_WORK TO COMPLETE_
Print the listing from its top line through the line containing "var y0 = ys(0);", nothing more, and leave out the pictures.

____________

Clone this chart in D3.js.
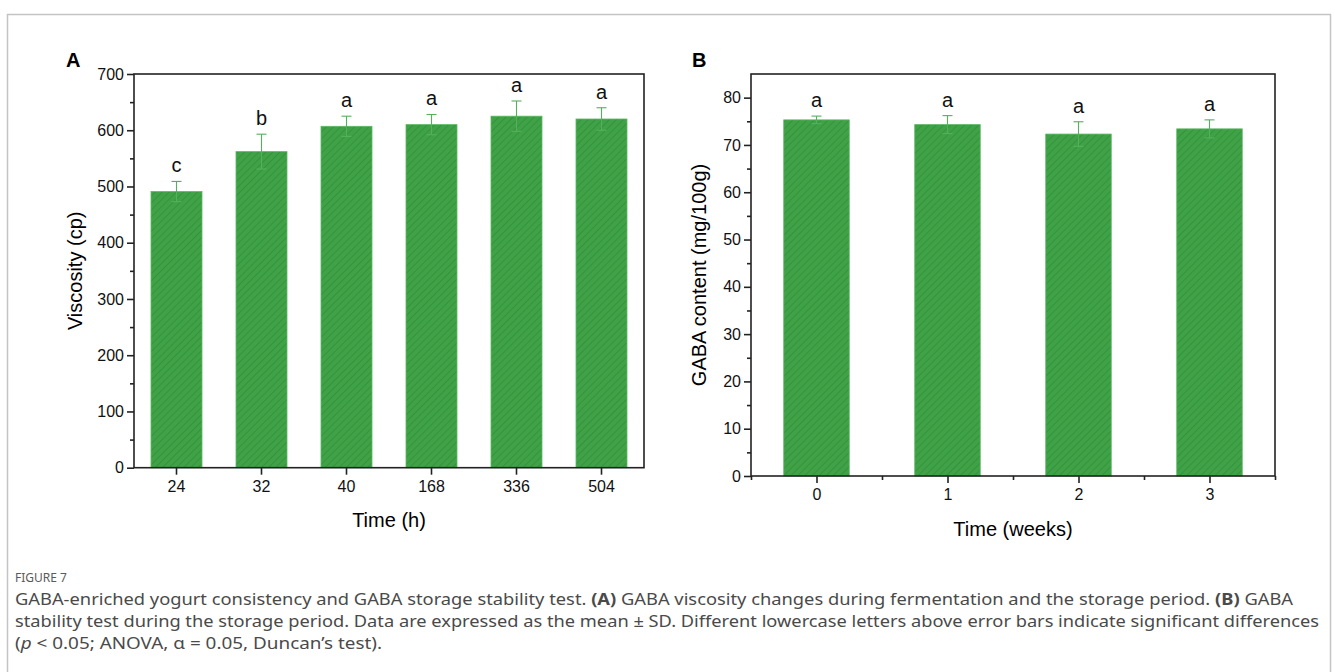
<!DOCTYPE html>
<html>
<head>
<meta charset="utf-8">
<script src="https://cdn.jsdelivr.net/npm/d3@7"></script>
<style>
  body { margin: 0; background: #fff; }
  svg text { font-family: "Liberation Sans", Arial, sans-serif; }
  svg .cap text { font-family: "Noto Sans", "Open Sans", sans-serif; fill: #4a4a4a; }
</style>
</head>
<body>
<svg id="fig" width="1335" height="672"></svg>
<script>
'use strict';

// panel A: viscosity
var hoursLabels = ["24", "32", "40", "168", "336", "504"];
var viscosity = [491, 562, 607, 610, 625, 620];
var viscositySd = [18, 31, 18, 18, 27, 20];
var viscosityLetters = ["c", "b", "a", "a", "a", "a"];
var viscosityTicks = [0, 100, 200, 300, 400, 500, 600, 700];

// panel B: GABA content
var weeks = [0, 1, 2, 3];
var gaba = [75.3, 74.3, 72.3, 73.4];
var gabaSd = [0.8, 1.9, 2.6, 1.9];
var gabaLetters = ["a", "a", "a", "a"];
var gabaTicks = [0, 10, 20, 30, 40, 50, 60, 70, 80];

var svg = d3.select("#fig");
var frameColor = "#222";
var barColor = "#3fa246";
var errColor = "#55b05c";

// outer gray frame of the figure
svg.append("rect")
   .attr("x", 7.5).attr("y", 14.5)
   .attr("width", 1323).attr("height", 700)
   .attr("fill", "none").attr("stroke", "#c4c4c4").attr("stroke-width", 1.5);

// hatch for the bars
var defs = svg.append("defs");
defs.append("pattern")
    .attr("id", "hatch")
    .attr("patternUnits", "userSpaceOnUse")
    .attr("width", 5).attr("height", 5)
    .attr("patternTransform", "rotate(45)")
    .call(p => {
        p.append("rect").attr("width", 5).attr("height", 5).attr("fill", barColor);
        p.append("line").attr("x1", 0).attr("y1", 0).attr("x2", 0).attr("y2", 5)
         .attr("stroke", "#2a7a31").attr("stroke-width", 1).attr("stroke-opacity", 0.8);
    });

function drawFrame(g, x0, x1, y0, y1) {
    g.append("rect")
     .attr("x", x0).attr("y", y1)
     .attr("width", x1 - x0).attr("height", y0 - y1)
     .attr("fill", "none").attr("stroke", frameColor).attr("stroke-width", 1.6);
}

function drawBars(g, xs, ys, means, sds, letters, halfWidth) {
    var data = means.map((m, i) => ({x: xs(i), m: m, sd: sds[i], letter: letters[i]}));
    var y0 = ys(0);

    g.selectAll(".bar").data(data).enter().append("rect")
     .attr("x", d => d.x - halfWidth)
     .attr("y", d => ys(d.m))
     .attr("width", halfWidth * 2)
     .attr("height", d => y0 - ys(d.m))
     .attr("fill", "url(#hatch)")
     .attr("stroke", "#5cb863").attr("stroke-width", 0.8);

    // error bars, only the upper cap really shows above the bar
    var err = g.selectAll(".err").data(data).enter().append("g")
               .attr("stroke", errColor).attr("stroke-width", 1.1);
    err.append("line")
       .attr("x1", d => d.x).attr("x2", d => d.x)
       .attr("y1", d => ys(d.m - d.sd)).attr("y2", d => ys(d.m + d.sd));
    err.append("line")
       .attr("x1", d => d.x - 5).attr("x2", d => d.x + 5)
       .attr("y1", d => ys(d.m + d.sd)).attr("y2", d => ys(d.m + d.sd));
    err.append("line")
       .attr("x1", d => d.x - 5).attr("x2", d => d.x + 5)
       .attr("y1", d => ys(d.m - d.sd)).attr("y2", d => ys(d.m - d.sd));

    g.selectAll(".letter").data(data).enter().append("text")
     .attr("x", d => d.x)
     .attr("y", d => ys(d.m + d.sd) - 9)
     .attr("text-anchor", "middle")
     .attr("font-size", 20)
     .attr("fill", "#111")
     .text(d => d.letter);
}

function styleAxis(a) {
    a.select(".domain").remove();
    a.selectAll(".tick line").attr("stroke", frameColor).attr("stroke-width", 1.6);
    a.selectAll(".tick text").attr("font-size", 16).attr("fill", "#111")
     .attr("font-family", "Liberation Sans, Arial, sans-serif");
}

// ---------- panel A ----------
(function () {
    var left = 134, right = 644, top = 74, bottom = 467.7;
    var g = svg.append("g");

    var x = d3.scaleBand().domain(d3.range(hoursLabels.length)).range([left, right]).padding(0);
    var xc = i => x(i) + x.bandwidth() / 2;
    var y = d3.scaleLinear().domain([0, 700]).range([bottom, top]);

    // minor ticks
    g.append("g").attr("transform", "translate(" + left + ",0)")
     .call(d3.axisLeft(y).tickValues(d3.range(50, 700, 100)).tickSize(4).tickFormat(""))
     .call(styleAxis);
    g.append("g").attr("transform", "translate(" + left + ",0)")
     .call(d3.axisLeft(y).tickValues(viscosityTicks).tickSize(7).tickPadding(3))
     .call(styleAxis);
    g.append("g").attr("transform", "translate(0," + bottom + ")")
     .call(d3.axisBottom(x).tickFormat(i => hoursLabels[i]).tickSize(7).tickPadding(6))
     .call(styleAxis);

    drawBars(g, xc, y, viscosity, viscositySd, viscosityLetters, x.bandwidth() * 0.3);
    drawFrame(g, left, right, bottom, top);

    g.append("text").attr("x", 66).attr("y", 67).attr("font-size", 20)
     .attr("font-weight", "bold").text("A");
    g.append("text").attr("x", (left + right) / 2).attr("y", 527)
     .attr("text-anchor", "middle").attr("font-size", 20).text("Time (h)");
    g.append("text")
     .attr("transform", "translate(82," + (top + bottom) / 2 + ") rotate(-90)")
     .attr("text-anchor", "middle").attr("font-size", 20).text("Viscosity (cp)");
})();

// ---------- panel B ----------
(function () {
    var left = 751, right = 1275, top = 74, bottom = 476;
    var g = svg.append("g");

    var x = d3.scaleLinear().domain([-0.5, 3.5]).range([left, right]);
    var y = d3.scaleLinear().domain([0, 85]).range([bottom, top]);

    g.append("g").attr("transform", "translate(" + left + ",0)")
     .call(d3.axisLeft(y).tickValues(d3.range(5, 85, 10)).tickSize(4).tickFormat(""))
     .call(styleAxis);
    g.append("g").attr("transform", "translate(" + left + ",0)")
     .call(d3.axisLeft(y).tickValues(gabaTicks).tickSize(7).tickPadding(3))
     .call(styleAxis);
    g.append("g").attr("transform", "translate(0," + bottom + ")")
     .call(d3.axisBottom(x).tickValues(d3.range(-0.5, 4, 1)).tickSize(4).tickFormat(""))
     .call(styleAxis);
    g.append("g").attr("transform", "translate(0," + bottom + ")")
     .call(d3.axisBottom(x).tickValues(weeks).tickSize(7).tickPadding(6).tickFormat(d3.format("d")))
     .call(styleAxis);

    var half = (x(0.25) - x(0));
    drawBars(g, i => x(weeks[i]), y, gaba, gabaSd, gabaLetters, half);
    drawFrame(g, left, right, bottom, top);

    g.append("text").attr("x", 692).attr("y", 67).attr("font-size", 20)
     .attr("font-weight", "bold").text("B");
    g.append("text").attr("x", (left + right) / 2).attr("y", 536)
     .attr("text-anchor", "middle").attr("font-size", 20).text("Time (weeks)");
    g.append("text")
     .attr("transform", "translate(706," + (top + bottom) / 2 + ") rotate(-90)")
     .attr("text-anchor", "middle").attr("font-size", 20).text("GABA content (mg/100g)");
})();

// ---------- caption ----------
var cap = svg.append("g").attr("class", "cap");
cap.append("text").attr("x", 15).attr("y", 582).attr("font-size", 12)
   .style("fill", "#5a5a5a").text("FIGURE 7");

var capLines = [
    [["GABA-enriched yogurt consistency and GABA storage stability test. ", ""], ["(A)", "b"],
     [" GABA viscosity changes during fermentation and the storage period. ", ""], ["(B)", "b"], [" GABA", ""]],
    [["stability test during the storage period. Data are expressed as the mean \u00B1 SD. Different lowercase letters above error bars indicate significant differences", ""]],
    [["(", ""], ["p", "i"], [" < 0.05; ANOVA, \u03B1 = 0.05, Duncan\u2019s test).", ""]]
];
var capWidths = [1278, 1304, 367];
capLines.forEach((parts, li) => {
    var t = cap.append("text").attr("x", 15).attr("y", 605 + li * 22)
               .attr("font-size", 16)
               .attr("textLength", capWidths[li]).attr("lengthAdjust", "spacingAndGlyphs");
    parts.forEach(p => {
        var s = t.append("tspan").text(p[0]);
        if (p[1] == "b") s.attr("font-weight", "bold");
        if (p[1] == "i") s.attr("font-style", "italic");
    });
});
</script>
</body>
</html>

____________

_ANSWER FOR THIS EXERCISE_
Clone this chart in D3.js.
<!DOCTYPE html>
<html>
<head>
<meta charset="utf-8">
<script src="https://cdn.jsdelivr.net/npm/d3@7"></script>
<style>
  body { margin: 0; background: #fff; }
  svg text { font-family: "Liberation Sans", Arial, sans-serif; }
  svg .cap text { font-family: "Noto Sans", "Open Sans", sans-serif; fill: #4a4a4a; }
</style>
</head>
<body>
<svg id="fig" width="1335" height="672"></svg>
<script>
'use strict';

// panel A: viscosity
var hoursLabels = ["24", "32", "40", "168", "336", "504"];
var viscosity = [491, 562, 607, 610, 625, 620];
var viscositySd = [18, 31, 18, 18, 27, 20];
var viscosityLetters = ["c", "b", "a", "a", "a", "a"];
var viscosityTicks = [0, 100, 200, 300, 400, 500, 600, 700];

// panel B: GABA content
var weeks = [0, 1, 2, 3];
var gaba = [75.3, 74.3, 72.3, 73.4];
var gabaSd = [0.8, 1.9, 2.6, 1.9];
var gabaLetters = ["a", "a", "a", "a"];
var gabaTicks = [0, 10, 20, 30, 40, 50, 60, 70, 80];

var svg = d3.select("#fig");
var frameColor = "#222";
var barColor = "#3fa246";
var errColor = "#55b05c";

// outer gray frame of the figure
svg.append("rect")
   .attr("x", 7.5).attr("y", 14.5)
   .attr("width", 1323).attr("height", 700)
   .attr("fill", "none").attr("stroke", "#c4c4c4").attr("stroke-width", 1.5);

// hatch for the bars
var defs = svg.append("defs");
defs.append("pattern")
    .attr("id", "hatch")
    .attr("patternUnits", "userSpaceOnUse")
    .attr("width", 5).attr("height", 5)
    .attr("patternTransform", "rotate(45)")
    .call(p => {
        p.append("rect").attr("width", 5).attr("height", 5).attr("fill", barColor);
        p.append("line").attr("x1", 0).attr("y1", 0).attr("x2", 0).attr("y2", 5)
         .attr("stroke", "#2a7a31").attr("stroke-width", 1).attr("stroke-opacity", 0.8);
    });

function drawFrame(g, x0, x1, y0, y1) {
    g.append("rect")
     .attr("x", x0).attr("y", y1)
     .attr("width", x1 - x0).attr("height", y0 - y1)
     .attr("fill", "none").attr("stroke", frameColor).attr("stroke-width", 1.6);
}

function drawBars(g, xs, ys, means, sds, letters, halfWidth) {
    var data = means.map((m, i) => ({x: xs(i), m: m, sd: sds[i], letter: letters[i]}));
    var y0 = ys(0);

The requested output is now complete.